## Exercise material
-----

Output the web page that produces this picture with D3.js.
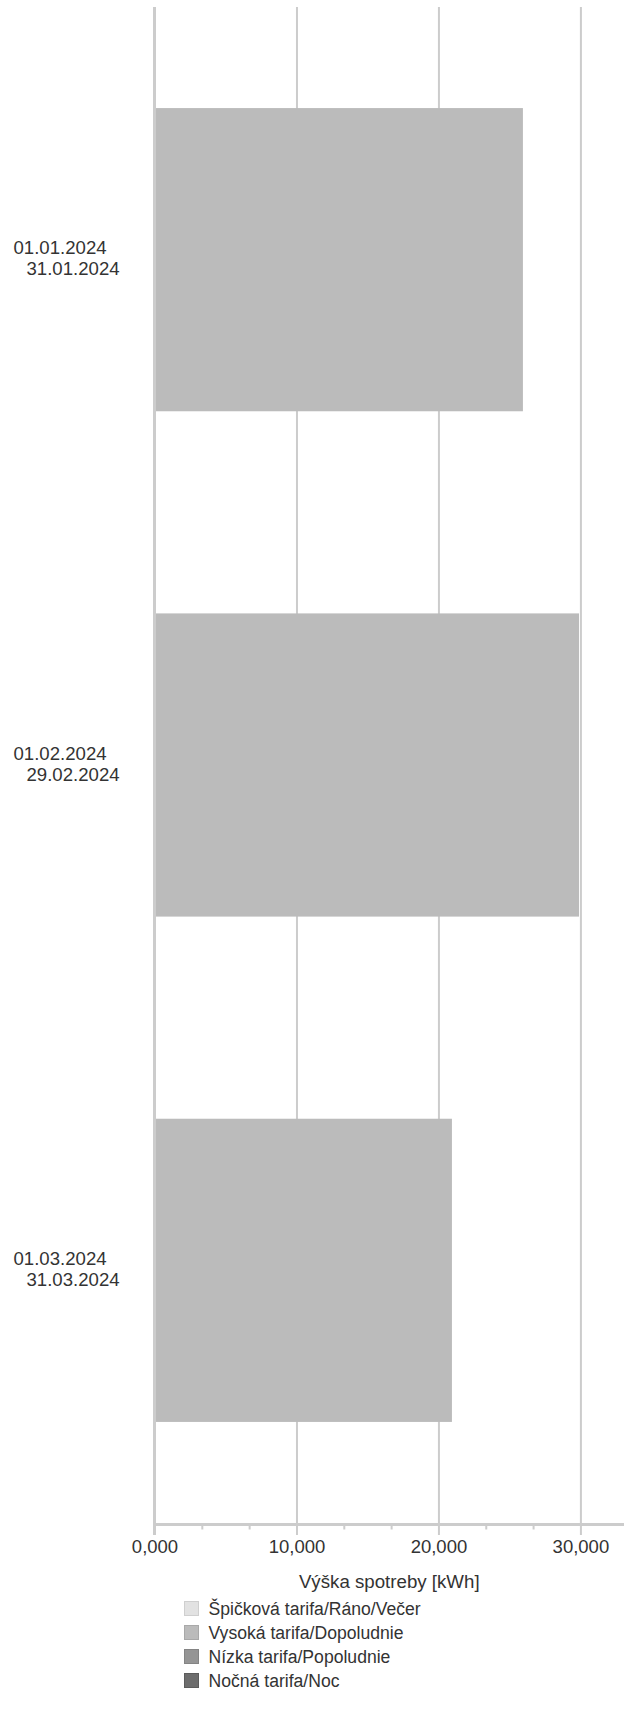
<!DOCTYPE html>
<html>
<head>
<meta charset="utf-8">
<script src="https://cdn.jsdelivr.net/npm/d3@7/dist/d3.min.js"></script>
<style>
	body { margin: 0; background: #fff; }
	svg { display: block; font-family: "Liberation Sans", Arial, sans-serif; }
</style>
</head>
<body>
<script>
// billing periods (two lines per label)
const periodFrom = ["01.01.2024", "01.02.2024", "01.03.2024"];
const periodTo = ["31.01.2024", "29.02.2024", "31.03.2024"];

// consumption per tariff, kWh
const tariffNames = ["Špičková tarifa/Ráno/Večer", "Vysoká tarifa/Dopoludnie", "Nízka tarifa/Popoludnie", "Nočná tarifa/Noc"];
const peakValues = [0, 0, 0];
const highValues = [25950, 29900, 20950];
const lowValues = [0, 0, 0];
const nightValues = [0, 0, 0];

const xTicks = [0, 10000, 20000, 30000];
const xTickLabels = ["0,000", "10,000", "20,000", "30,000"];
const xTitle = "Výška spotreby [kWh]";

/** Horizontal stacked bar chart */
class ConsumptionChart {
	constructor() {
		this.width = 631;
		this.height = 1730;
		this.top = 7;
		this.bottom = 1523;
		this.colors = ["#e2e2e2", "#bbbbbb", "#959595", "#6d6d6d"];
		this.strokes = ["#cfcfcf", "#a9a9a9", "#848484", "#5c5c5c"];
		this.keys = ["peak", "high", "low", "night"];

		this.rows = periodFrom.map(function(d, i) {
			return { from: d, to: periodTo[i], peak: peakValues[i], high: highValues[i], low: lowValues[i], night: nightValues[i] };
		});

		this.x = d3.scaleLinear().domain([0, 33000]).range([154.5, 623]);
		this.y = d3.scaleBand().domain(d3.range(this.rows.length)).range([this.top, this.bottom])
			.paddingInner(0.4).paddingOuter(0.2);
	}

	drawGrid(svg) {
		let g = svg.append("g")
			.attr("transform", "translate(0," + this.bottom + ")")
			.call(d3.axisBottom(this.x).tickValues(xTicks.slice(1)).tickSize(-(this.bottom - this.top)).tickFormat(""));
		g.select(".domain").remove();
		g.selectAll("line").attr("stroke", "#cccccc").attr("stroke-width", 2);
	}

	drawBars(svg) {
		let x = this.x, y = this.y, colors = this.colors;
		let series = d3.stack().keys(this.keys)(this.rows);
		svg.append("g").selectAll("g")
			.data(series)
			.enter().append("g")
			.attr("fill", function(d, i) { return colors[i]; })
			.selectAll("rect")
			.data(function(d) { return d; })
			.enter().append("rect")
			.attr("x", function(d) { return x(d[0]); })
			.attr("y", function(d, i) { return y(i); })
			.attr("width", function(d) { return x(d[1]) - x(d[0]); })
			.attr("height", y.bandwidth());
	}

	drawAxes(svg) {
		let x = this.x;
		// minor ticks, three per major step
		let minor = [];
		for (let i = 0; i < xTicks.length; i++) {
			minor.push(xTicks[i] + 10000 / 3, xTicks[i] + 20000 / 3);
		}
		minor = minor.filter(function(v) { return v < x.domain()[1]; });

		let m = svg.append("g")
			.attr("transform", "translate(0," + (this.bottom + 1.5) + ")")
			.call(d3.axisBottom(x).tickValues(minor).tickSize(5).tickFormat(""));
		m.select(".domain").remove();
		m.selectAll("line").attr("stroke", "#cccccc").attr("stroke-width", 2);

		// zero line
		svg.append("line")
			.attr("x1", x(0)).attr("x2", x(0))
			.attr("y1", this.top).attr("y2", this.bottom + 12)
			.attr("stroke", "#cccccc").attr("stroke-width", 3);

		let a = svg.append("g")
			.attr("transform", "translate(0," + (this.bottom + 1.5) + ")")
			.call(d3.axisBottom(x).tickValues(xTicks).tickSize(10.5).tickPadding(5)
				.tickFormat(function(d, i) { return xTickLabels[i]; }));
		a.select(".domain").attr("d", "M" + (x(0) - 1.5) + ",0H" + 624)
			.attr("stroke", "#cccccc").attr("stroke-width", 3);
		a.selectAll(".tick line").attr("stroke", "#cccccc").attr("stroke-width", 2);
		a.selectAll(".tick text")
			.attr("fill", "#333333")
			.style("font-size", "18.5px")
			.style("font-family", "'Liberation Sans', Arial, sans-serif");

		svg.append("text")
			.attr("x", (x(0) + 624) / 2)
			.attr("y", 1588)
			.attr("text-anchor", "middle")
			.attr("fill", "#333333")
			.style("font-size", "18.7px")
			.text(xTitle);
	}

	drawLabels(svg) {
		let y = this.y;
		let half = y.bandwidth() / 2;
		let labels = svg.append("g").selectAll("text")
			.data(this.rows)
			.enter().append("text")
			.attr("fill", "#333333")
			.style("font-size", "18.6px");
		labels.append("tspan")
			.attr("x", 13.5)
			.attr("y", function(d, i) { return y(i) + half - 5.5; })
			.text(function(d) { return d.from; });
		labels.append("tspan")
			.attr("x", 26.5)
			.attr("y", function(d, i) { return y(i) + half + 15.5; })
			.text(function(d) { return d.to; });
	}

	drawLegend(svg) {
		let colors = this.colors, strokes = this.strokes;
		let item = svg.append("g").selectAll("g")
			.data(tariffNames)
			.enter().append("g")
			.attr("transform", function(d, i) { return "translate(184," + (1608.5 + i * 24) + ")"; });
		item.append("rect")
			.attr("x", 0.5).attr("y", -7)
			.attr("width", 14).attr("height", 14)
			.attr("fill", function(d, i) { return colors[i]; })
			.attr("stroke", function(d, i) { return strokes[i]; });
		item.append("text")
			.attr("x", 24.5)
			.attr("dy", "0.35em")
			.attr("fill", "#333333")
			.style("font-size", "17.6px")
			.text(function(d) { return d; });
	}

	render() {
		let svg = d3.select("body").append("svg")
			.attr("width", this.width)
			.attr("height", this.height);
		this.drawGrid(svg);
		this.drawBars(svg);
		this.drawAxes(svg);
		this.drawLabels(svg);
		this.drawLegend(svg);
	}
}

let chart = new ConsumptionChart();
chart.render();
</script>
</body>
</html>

-----

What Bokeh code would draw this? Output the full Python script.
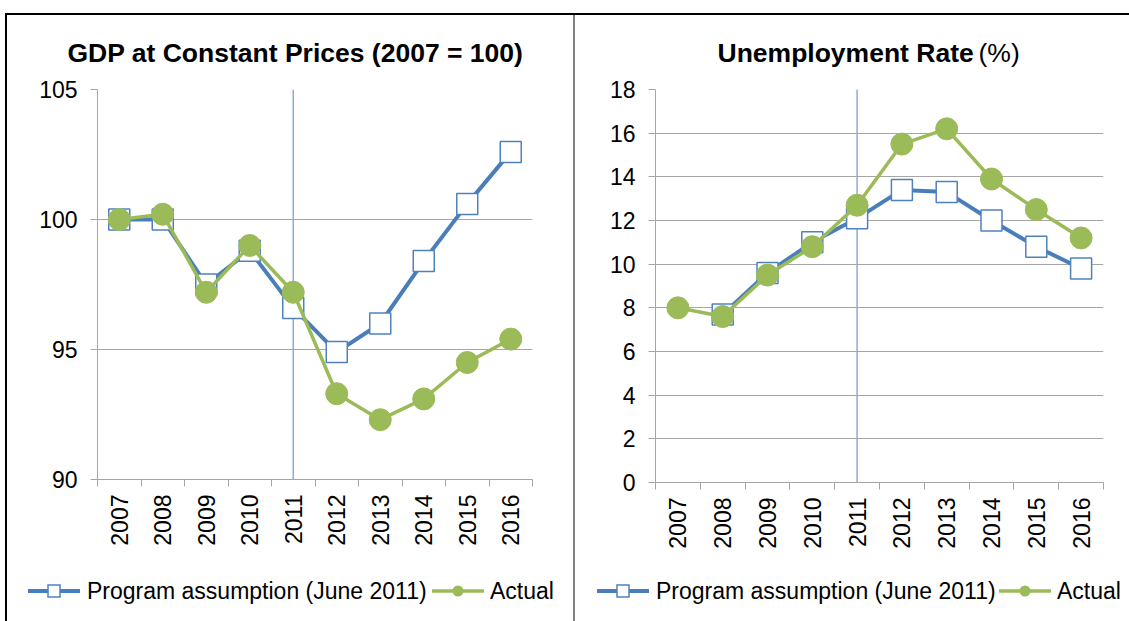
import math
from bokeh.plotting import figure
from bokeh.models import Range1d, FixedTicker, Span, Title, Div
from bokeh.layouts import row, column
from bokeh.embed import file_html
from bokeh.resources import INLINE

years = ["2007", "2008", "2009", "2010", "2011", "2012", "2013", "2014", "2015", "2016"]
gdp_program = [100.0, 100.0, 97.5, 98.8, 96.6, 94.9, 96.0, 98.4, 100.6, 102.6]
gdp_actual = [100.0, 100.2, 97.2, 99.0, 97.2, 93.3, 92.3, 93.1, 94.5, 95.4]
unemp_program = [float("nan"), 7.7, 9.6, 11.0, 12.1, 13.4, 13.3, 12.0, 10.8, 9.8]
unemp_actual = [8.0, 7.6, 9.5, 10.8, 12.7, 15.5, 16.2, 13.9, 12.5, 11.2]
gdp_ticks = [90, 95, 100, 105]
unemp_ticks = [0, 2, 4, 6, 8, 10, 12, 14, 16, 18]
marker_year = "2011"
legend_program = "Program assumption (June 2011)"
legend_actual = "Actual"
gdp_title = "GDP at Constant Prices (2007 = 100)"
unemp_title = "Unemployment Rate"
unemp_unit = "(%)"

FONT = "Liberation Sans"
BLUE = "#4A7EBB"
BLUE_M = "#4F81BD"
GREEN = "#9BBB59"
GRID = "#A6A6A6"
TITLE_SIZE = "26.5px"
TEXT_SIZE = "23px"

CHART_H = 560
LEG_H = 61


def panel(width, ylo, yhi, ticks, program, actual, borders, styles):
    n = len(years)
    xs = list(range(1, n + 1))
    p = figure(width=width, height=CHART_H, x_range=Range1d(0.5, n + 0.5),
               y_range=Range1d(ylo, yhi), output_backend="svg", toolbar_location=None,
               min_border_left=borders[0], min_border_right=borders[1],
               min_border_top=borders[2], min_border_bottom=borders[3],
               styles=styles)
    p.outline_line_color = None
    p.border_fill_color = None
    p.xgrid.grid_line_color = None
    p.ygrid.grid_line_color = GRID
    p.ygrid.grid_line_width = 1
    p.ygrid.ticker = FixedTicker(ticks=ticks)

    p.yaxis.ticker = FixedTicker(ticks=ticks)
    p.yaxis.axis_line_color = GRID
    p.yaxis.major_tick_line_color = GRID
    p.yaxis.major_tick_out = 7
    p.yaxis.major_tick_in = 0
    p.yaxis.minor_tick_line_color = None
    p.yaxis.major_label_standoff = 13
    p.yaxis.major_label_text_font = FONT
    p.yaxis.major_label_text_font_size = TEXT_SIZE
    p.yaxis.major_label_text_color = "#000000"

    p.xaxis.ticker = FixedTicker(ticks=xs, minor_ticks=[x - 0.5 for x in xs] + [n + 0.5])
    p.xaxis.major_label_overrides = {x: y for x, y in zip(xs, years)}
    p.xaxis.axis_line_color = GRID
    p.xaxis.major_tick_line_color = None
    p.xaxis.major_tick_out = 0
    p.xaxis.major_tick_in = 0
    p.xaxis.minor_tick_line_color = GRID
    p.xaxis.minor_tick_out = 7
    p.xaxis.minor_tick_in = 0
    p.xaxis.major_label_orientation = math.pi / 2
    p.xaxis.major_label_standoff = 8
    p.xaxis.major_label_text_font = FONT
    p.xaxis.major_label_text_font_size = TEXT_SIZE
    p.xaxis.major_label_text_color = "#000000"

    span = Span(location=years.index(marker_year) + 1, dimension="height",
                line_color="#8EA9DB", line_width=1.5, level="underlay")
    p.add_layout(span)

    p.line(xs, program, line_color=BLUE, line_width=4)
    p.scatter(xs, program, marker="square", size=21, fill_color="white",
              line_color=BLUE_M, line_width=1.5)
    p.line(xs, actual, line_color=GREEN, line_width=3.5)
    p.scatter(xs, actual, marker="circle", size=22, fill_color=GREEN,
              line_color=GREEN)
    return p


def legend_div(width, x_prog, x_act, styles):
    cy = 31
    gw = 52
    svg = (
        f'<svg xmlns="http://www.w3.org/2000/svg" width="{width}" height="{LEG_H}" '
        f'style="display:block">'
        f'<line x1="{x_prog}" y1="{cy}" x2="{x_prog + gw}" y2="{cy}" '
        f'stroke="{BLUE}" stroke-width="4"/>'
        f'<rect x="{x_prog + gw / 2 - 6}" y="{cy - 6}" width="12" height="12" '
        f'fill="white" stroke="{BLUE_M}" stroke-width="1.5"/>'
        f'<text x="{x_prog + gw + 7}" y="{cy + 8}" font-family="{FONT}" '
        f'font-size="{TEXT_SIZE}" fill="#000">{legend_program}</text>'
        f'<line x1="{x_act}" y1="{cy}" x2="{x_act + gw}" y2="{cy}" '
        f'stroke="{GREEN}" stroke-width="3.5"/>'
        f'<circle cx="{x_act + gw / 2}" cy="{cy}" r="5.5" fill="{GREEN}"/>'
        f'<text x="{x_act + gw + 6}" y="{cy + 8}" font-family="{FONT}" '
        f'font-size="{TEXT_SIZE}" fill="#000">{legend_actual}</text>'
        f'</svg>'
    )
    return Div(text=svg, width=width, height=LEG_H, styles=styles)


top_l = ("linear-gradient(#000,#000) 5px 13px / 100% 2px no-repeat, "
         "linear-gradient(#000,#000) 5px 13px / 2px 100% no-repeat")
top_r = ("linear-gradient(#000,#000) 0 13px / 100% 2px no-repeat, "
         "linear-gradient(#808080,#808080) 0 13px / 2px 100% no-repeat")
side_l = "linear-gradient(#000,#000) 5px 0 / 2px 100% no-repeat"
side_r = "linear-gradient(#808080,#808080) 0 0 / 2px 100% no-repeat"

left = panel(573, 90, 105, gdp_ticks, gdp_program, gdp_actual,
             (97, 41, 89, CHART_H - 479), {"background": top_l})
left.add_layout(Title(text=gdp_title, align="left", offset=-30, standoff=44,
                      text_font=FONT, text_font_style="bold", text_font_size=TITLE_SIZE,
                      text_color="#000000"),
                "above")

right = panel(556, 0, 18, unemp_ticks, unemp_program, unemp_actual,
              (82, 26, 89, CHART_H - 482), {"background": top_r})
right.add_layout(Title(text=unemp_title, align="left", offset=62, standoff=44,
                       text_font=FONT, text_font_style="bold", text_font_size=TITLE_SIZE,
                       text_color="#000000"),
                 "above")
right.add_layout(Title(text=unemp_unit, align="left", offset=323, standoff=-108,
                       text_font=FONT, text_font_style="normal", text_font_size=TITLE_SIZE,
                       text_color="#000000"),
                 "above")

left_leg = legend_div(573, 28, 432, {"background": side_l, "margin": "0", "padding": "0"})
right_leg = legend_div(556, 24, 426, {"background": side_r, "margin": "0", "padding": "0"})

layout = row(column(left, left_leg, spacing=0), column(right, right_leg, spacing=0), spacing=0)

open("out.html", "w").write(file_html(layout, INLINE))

-----

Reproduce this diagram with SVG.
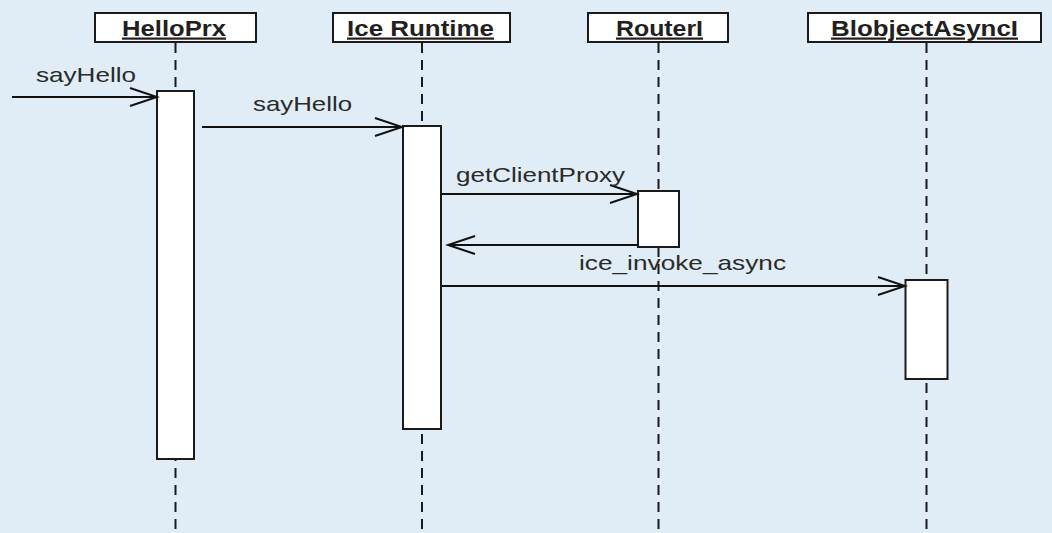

-----

## Work instructions
Set down nothing but the lines from the one holding "What Bokeh code" through the one holding "from bokeh.resources import INLINE", both included, exactly as they appear; any picture is left out.

## In response
What Bokeh code would draw this? Output the full Python script.
import math
from bokeh.plotting import figure
from bokeh.models import Range1d, FixedTicker, Span, Title, Div
from bokeh.layouts import row, column
from bokeh.embed import file_html
from bokeh.resources import INLINE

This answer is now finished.